To do: Using the listing below, report all lines holding the word "matplotlib".

Data block:

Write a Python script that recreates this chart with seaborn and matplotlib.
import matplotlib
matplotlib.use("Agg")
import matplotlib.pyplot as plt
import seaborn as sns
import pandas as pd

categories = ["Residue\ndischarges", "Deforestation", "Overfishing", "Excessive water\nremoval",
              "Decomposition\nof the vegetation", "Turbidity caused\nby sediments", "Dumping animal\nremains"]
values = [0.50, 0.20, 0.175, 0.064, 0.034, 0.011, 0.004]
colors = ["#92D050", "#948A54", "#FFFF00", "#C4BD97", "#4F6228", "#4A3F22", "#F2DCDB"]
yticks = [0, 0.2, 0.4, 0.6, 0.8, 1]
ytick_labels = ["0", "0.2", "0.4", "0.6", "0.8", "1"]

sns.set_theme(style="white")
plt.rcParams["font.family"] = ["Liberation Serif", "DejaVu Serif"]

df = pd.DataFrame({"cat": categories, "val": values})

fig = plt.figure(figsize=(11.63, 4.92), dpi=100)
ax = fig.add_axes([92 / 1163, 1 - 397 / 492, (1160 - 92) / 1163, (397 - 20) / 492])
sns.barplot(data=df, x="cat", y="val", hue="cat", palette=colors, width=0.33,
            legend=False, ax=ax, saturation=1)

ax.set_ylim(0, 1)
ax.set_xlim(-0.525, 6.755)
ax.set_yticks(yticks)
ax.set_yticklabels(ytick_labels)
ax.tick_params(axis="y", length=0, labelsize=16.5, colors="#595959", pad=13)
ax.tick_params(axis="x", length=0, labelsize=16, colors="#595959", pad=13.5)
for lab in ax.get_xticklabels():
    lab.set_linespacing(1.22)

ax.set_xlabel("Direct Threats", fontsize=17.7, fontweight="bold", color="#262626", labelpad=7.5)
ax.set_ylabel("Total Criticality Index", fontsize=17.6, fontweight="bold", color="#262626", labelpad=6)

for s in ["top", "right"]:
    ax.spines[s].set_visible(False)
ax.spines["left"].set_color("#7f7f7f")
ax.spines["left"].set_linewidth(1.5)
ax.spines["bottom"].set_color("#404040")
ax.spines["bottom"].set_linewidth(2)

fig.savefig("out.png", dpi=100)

Written response:
Write a Python script that recreates this chart with seaborn and matplotlib.
import matplotlib
matplotlib.use("Agg")
import matplotlib.pyplot as plt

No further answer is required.